[start Dataset content]

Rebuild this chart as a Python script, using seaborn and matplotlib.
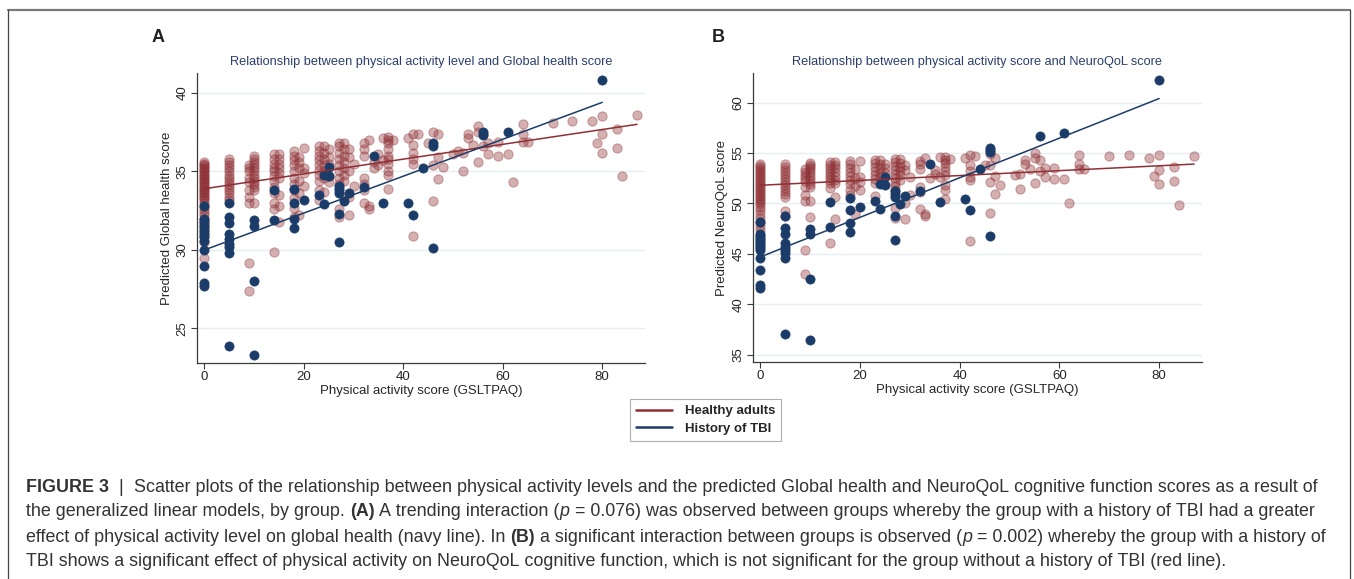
import numpy as np
import pandas as pd
import matplotlib
matplotlib.use('Agg')
import matplotlib.pyplot as plt
import matplotlib.transforms as mtrans
from matplotlib.lines import Line2D
import seaborn as sns

# ── Data ───────────────────────────────────────────────────────────────────────
# Panel A: Global health. {physical activity score: [predicted scores]}
a_healthy = {
    0: [35.6, 35.5, 35.4, 35.3, 35.2, 35.1, 35.0, 34.9, 34.8, 34.7, 34.6, 34.5, 34.4,
        34.3, 34.2, 34.1, 34.0, 33.9, 33.8, 33.7, 33.6, 33.5, 33.4, 33.3, 33.2, 33.0,
        32.8, 32.6, 32.4, 32.2, 32.0, 31.8, 31.5, 31.2, 30.9, 30.5, 29.5],
    5: [35.8, 35.6, 35.4, 35.2, 35.0, 34.8, 34.6, 34.4, 34.2, 34.0, 33.8, 33.6, 33.4, 33.2],
    9: [35.4, 35.2, 35.0, 34.6, 34.3, 33.8, 33.4, 33.0, 29.2, 27.4],
    10: [36.0, 35.8, 35.6, 35.4, 35.2, 35.0, 34.8, 34.6, 34.4, 34.2, 34.0, 33.8, 33.0],
    14: [36.1, 35.8, 35.5, 35.2, 35.0, 34.7, 34.4, 34.0, 33.6, 33.0, 32.6, 29.9],
    15: [36.1, 35.8, 35.5, 35.2, 34.9, 34.6, 33.5, 32.8, 31.8],
    18: [36.3, 36.0, 35.7, 35.4, 35.0, 34.6, 34.2, 33.8, 33.3, 32.7, 32.1],
    19: [35.9, 35.6, 35.2, 34.4, 33.6, 32.2],
    20: [36.5, 35.2, 34.9, 34.1],
    23: [36.6, 36.3, 36.0, 35.7, 35.4, 35.1, 34.8, 34.4, 33.8, 33.2],
    24: [36.6, 36.2, 35.8, 35.4, 35.0, 34.6, 33.7],
    25: [36.4, 35.9, 35.5, 34.7, 34.3],
    27: [36.8, 36.6, 36.2, 35.8, 35.4, 35.0, 34.6, 34.2, 33.8, 32.6, 32.1],
    28: [36.8, 36.4, 36.0, 35.6, 35.2, 34.8, 34.4, 33.4],
    29: [36.4, 35.9, 35.0, 33.4, 32.2],
    30: [35.5, 34.1],
    32: [36.8, 36.4, 36.0, 34.6, 34.2, 33.8, 33.0],
    33: [37.0, 32.8, 32.6],
    34: [35.6, 35.2],
    35: [36.1, 35.4],
    36: [37.1, 35.7],
    37: [37.2, 37.0, 36.8, 36.4, 36.0, 35.8, 35.5, 35.0, 34.8, 33.9],
    38: [37.0], 41: [37.1],
    42: [37.4, 36.7, 36.2, 35.8, 35.5, 30.9],
    43: [37.4], 45: [36.8],
    46: [37.5, 35.4, 33.1],
    47: [37.4, 35.9, 34.5],
    48: [35.3], 50: [36.1], 51: [36.3],
    52: [36.2, 35.0],
    53: [37.4, 37.1], 54: [36.7],
    55: [37.9, 37.5, 35.6],
    56: [37.4, 36.6],
    57: [36.8, 36.1],
    59: [36.9, 36.0],
    61: [36.1], 62: [34.3],
    64: [38.0, 37.4, 36.9],
    65: [36.9], 70: [38.1], 74: [38.2], 78: [38.2], 79: [36.8],
    80: [38.5, 37.4, 36.2],
    83: [37.7, 36.5], 84: [34.7], 87: [38.6],
}
a_tbi = {
    0: [32.8, 32.0, 31.8, 31.6, 31.4, 31.2, 31.0, 30.8, 30.6, 30.0, 29.0, 27.9, 27.7],
    5: [33.0, 32.1, 31.7, 31.0, 30.7, 30.4, 30.2, 29.8, 23.9],
    10: [31.9, 31.5, 28.0, 23.3],
    14: [33.8, 31.9],
    18: [33.9, 33.0, 32.0, 31.4],
    20: [33.2], 23: [33.5],
    24: [34.8, 32.9],
    25: [35.3, 34.7],
    27: [34.1, 33.9, 33.6, 32.3, 30.5],
    28: [33.1], 29: [33.6], 32: [34.0], 34: [36.0], 36: [33.0],
    41: [33.0], 42: [32.2], 44: [35.2],
    46: [36.8, 36.6, 30.1],
    56: [37.5, 37.3], 61: [37.5], 80: [40.8],
}
a_fit_healthy_x, a_fit_healthy_y = [0, 87], [33.9, 38.0]
a_fit_tbi_x, a_fit_tbi_y = [0, 80], [30.0, 39.4]

# Panel B: NeuroQoL
b_healthy = {
    0: [53.9, 53.7, 53.5, 53.3, 53.1, 52.9, 52.7, 52.5, 52.3, 52.1, 51.9, 51.7, 51.5,
        51.3, 51.1, 50.9, 50.7, 50.5, 50.3, 50.1, 49.9, 49.6, 49.3, 49.0, 48.6, 48.2,
        47.8, 47.4],
    5: [53.9, 53.6, 53.3, 53.0, 52.7, 52.4, 52.1, 51.8, 51.5, 51.2, 50.9, 50.6, 49.2, 48.8],
    9: [53.4, 53.1, 52.8, 52.5, 52.2, 51.6, 50.8, 50.2, 45.4, 43.0],
    10: [54.0, 53.8, 53.6, 53.4, 53.1, 52.8, 52.5, 52.2, 51.9, 51.6, 50.2, 48.7],
    14: [54.1, 53.8, 53.5, 53.2, 52.9, 52.6, 52.3, 52.0, 51.5, 46.1],
    15: [54.1, 53.8, 53.5, 53.1, 52.7, 52.3, 52.0, 50.6, 48.5],
    18: [54.2, 53.9, 53.5, 53.1, 52.7, 52.3, 51.9, 51.3, 50.8],
    19: [53.4, 52.5, 51.7, 49.0],
    20: [54.2, 52.6, 52.1, 51.3],
    23: [54.3, 54.0, 53.6, 53.2, 52.8, 52.4, 52.0, 50.7],
    24: [54.3, 53.9, 53.5, 53.0, 52.6],
    25: [53.9, 53.5, 53.0],
    27: [54.4, 54.1, 53.7, 53.3, 52.9, 52.5, 52.1, 51.7, 51.3, 49.5, 48.6],
    28: [54.4, 54.0, 53.6, 53.2, 52.8, 52.3],
    29: [53.8, 53.3, 50.0, 48.5],
    30: [52.6, 50.8],
    32: [54.2, 53.9, 53.4, 51.6, 51.1, 49.4],
    33: [54.5, 49.0, 48.8],
    34: [52.5], 35: [53.3, 52.9],
    36: [54.6, 52.6],
    37: [54.6, 54.3, 54.0, 53.6, 53.2, 52.8, 51.8, 51.3, 50.4],
    38: [54.4], 41: [54.5],
    42: [54.8, 53.8, 53.2, 52.6, 52.3, 46.3],
    43: [54.7], 45: [53.8],
    46: [54.9, 53.8, 52.1, 49.1],
    47: [54.5, 52.7, 50.9],
    48: [51.8], 51: [52.8],
    52: [52.9, 51.4],
    53: [54.3, 53.9], 54: [53.4],
    55: [55.0, 54.5, 52.0],
    56: [54.3, 53.2],
    57: [53.5, 52.6],
    59: [53.5, 52.4],
    61: [52.4], 62: [50.0],
    64: [54.8, 53.9, 53.4],
    65: [53.4], 70: [54.7], 74: [54.8], 78: [54.5], 79: [52.7],
    80: [54.8, 53.3, 51.9],
    83: [53.6, 52.2], 84: [49.8], 87: [54.7],
}
b_tbi = {
    0: [48.2, 47.0, 46.8, 46.6, 46.4, 46.2, 46.0, 45.8, 45.6, 45.4, 44.6, 43.4, 41.9, 41.6],
    5: [48.8, 47.6, 47.0, 46.1, 45.7, 45.4, 45.1, 44.6, 37.1],
    10: [47.5, 47.0, 42.5, 36.5],
    14: [50.1, 47.7],
    18: [50.5, 49.3, 48.1, 47.2],
    20: [49.6], 23: [50.2],
    24: [51.9, 49.4],
    25: [52.6, 51.8],
    27: [51.2, 50.9, 50.6, 48.8, 46.4],
    28: [49.9], 29: [50.7], 32: [51.2], 34: [53.9], 36: [50.1],
    41: [50.4], 42: [49.3], 44: [53.4],
    46: [55.5, 55.3, 55.1, 46.8],
    56: [56.7], 61: [57.0], 80: [62.2],
}
b_fit_healthy_x, b_fit_healthy_y = [0, 87], [51.8, 53.9]
b_fit_tbi_x, b_fit_tbi_y = [0, 80], [44.7, 60.4]

GROUPS = ['Healthy adults', 'History of TBI']
RED, NAVY = '#8e3034', '#1b3c69'
TITLE_C = '#2a3f6e'
FONT = 'Liberation Sans'


def to_frame(cols, group):
    rows = [(x, y) for x, ys in cols.items() for y in ys]
    df = pd.DataFrame(rows, columns=['pa', 'score'])
    df['group'] = group
    return df


# ── Plot ───────────────────────────────────────────────────────────────────────
sns.set_style('white')
plt.rcParams['font.family'] = [FONT, 'DejaVu Sans']

W, H, DPI = 1354, 579, 100
fig = plt.figure(figsize=(W / DPI, H / DPI), dpi=DPI)


def px_axes(x0, y0, x1, y1):
    return fig.add_axes([x0 / W, 1 - y1 / H, (x1 - x0) / W, (y1 - y0) / H])


panels = [
    dict(box=(197, 73, 645, 363), healthy=a_healthy, tbi=a_tbi,
         fh=(a_fit_healthy_x, a_fit_healthy_y), ft=(a_fit_tbi_x, a_fit_tbi_y),
         xlim=(-1.5, 88.6), ylim=(22.8, 41.27), yticks=[25, 30, 35, 40],
         ylabel='Predicted Global health score',
         title='Relationship between physical activity level and Global health score',
         letter='A', letter_xy=(158, 38)),
    dict(box=(753, 73, 1202, 362), healthy=b_healthy, tbi=b_tbi,
         fh=(b_fit_healthy_x, b_fit_healthy_y), ft=(b_fit_tbi_x, b_fit_tbi_y),
         xlim=(-1.5, 88.6), ylim=(34.28, 62.93), yticks=[35, 40, 45, 50, 55, 60],
         ylabel='Predicted NeuroQoL score',
         title='Relationship between physical activity score and NeuroQoL score',
         letter='B', letter_xy=(718, 38)),
]

for p in panels:
    ax = px_axes(*p['box'])
    dh = to_frame(p['healthy'], GROUPS[0])
    dt = to_frame(p['tbi'], GROUPS[1])
    sns.scatterplot(data=dh, x='pa', y='score', color=RED, alpha=0.38, s=44,
                    edgecolor=RED, linewidth=0.8, ax=ax, zorder=3, legend=False)
    sns.scatterplot(data=dt, x='pa', y='score', color=NAVY, s=44,
                    edgecolor=NAVY, linewidth=0.5, ax=ax, zorder=4, legend=False)
    fits = pd.concat([
        pd.DataFrame({'pa': p['fh'][0], 'score': p['fh'][1], 'group': GROUPS[0]}),
        pd.DataFrame({'pa': p['ft'][0], 'score': p['ft'][1], 'group': GROUPS[1]}),
    ])
    sns.lineplot(data=fits, x='pa', y='score', hue='group', hue_order=GROUPS,
                 palette=[RED, NAVY], linewidth=1.1, ax=ax, zorder=5, legend=False)

    ax.set_xlim(*p['xlim']); ax.set_ylim(*p['ylim'])
    ax.set_xticks([0, 20, 40, 60, 80])
    ax.set_yticks(p['yticks'])
    ax.grid(axis='y', color='#e6eff0', linewidth=1.0, zorder=0)
    ax.set_axisbelow(True)
    for side in ['top', 'right']:
        ax.spines[side].set_visible(False)
    for side in ['left', 'bottom']:
        ax.spines[side].set_color('#3a3a3a')
        ax.spines[side].set_linewidth(0.9)
    ax.tick_params(axis='both', length=4, width=0.8, color='#3a3a3a',
                   labelsize=9.5, pad=2, direction='out', bottom=True, left=True)
    for lbl in ax.get_yticklabels():
        lbl.set_rotation(90); lbl.set_va('center')
    ax.set_xlabel('Physical activity score (GSLTPAQ)', fontsize=9.5, labelpad=1)
    ax.set_ylabel(p['ylabel'], fontsize=9.5, labelpad=3)
    ax.set_title(p['title'], fontsize=9.2, color=TITLE_C, pad=6)
    fig.text(p['letter_xy'][0] / W, 1 - p['letter_xy'][1] / H, p['letter'],
             fontsize=13, fontweight='bold', ha='center', va='center', color='#222222')

# legend
handles = [Line2D([], [], color=RED, linewidth=1.8),
           Line2D([], [], color=NAVY, linewidth=1.8)]
leg = fig.legend(handles, GROUPS, loc='upper left',
                 bbox_to_anchor=(630 / W, 1 - 399 / H), frameon=True, fancybox=False,
                 edgecolor='#9a9a9a', prop={'weight': 'bold', 'size': 9.5},
                 handlelength=2.7, handletextpad=1.0, borderpad=0.45, labelspacing=0.4,
                 borderaxespad=0)
leg.get_frame().set_linewidth(0.8)

# frame around figure
fig.add_artist(Line2D([8 / W, 1350 / W], [1 - 10 / H, 1 - 10 / H], color='#7a7a7a', lw=1.6,
                      transform=fig.transFigure))
fig.add_artist(Line2D([8 / W, 8 / W], [1 - 10 / H, 0], color='#444444', lw=0.9,
                      transform=fig.transFigure))
fig.add_artist(Line2D([1350 / W, 1350 / W], [1 - 10 / H, 0], color='#444444', lw=0.9,
                      transform=fig.transFigure))

# caption, drawn piecewise in pixel coords
caption = [
    [('FIGURE 3', 'bold', 'normal'), ('  |  ', 'normal', 'normal'),
     ('Scatter plots of the relationship between physical activity levels and the predicted '
      'Global health and NeuroQoL cognitive function scores as a result of', 'normal', 'normal')],
    [('the generalized linear models, by group. ', 'normal', 'normal'), ('(A)', 'bold', 'normal'),
     (' A trending interaction (', 'normal', 'normal'), ('p', 'normal', 'italic'),
     (' = 0.076) was observed between groups whereby the group with a history of TBI had a greater',
      'normal', 'normal')],
    [('effect of physical activity level on global health (navy line). In ', 'normal', 'normal'),
     ('(B)', 'bold', 'normal'),
     (' a significant interaction between groups is observed (', 'normal', 'normal'),
     ('p', 'normal', 'italic'),
     (' = 0.002) whereby the group with a history of', 'normal', 'normal')],
    [('TBI shows a significant effect of physical activity on NeuroQoL cognitive function, '
      'which is not significant for the group without a history of TBI (red line).',
      'normal', 'normal')],
]
line_y = [487, 512, 537, 561]
ident = mtrans.IdentityTransform()
renderer = fig.canvas.get_renderer()


def line_width(segs, size):
    total = 0
    for text, weight, style in segs:
        t = fig.text(0, 0, text.replace(' ', '\u00a0'), fontsize=size,
                     fontweight=weight, fontstyle=style)
        total += t.get_window_extent(renderer).width
        t.remove()
    return total


# size the caption so its first line spans the same width as in the figure
cap_size = 11.6 * (1288 / line_width(caption[0], 11.6))
for segs, yy in zip(caption, line_y):
    x = 26
    for text, weight, style in segs:
        t = fig.text(x, H - yy, text.replace(' ', '\u00a0'), transform=ident, fontsize=cap_size,
                     fontweight=weight, fontstyle=style, color='#333333',
                     ha='left', va='center')
        x += t.get_window_extent(renderer).width

fig.savefig('out.png', dpi=DPI)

[end Dataset content]

* [Aim]: Exactly as they appear, print the lines of the listing above from its first line through the line that contains "import seaborn as sns", minus the pictures.

* [Task answer]:
Rebuild this chart as a Python script, using seaborn and matplotlib.
import numpy as np
import pandas as pd
import matplotlib
matplotlib.use('Agg')
import matplotlib.pyplot as plt
import matplotlib.transforms as mtrans
from matplotlib.lines import Line2D
import seaborn as sns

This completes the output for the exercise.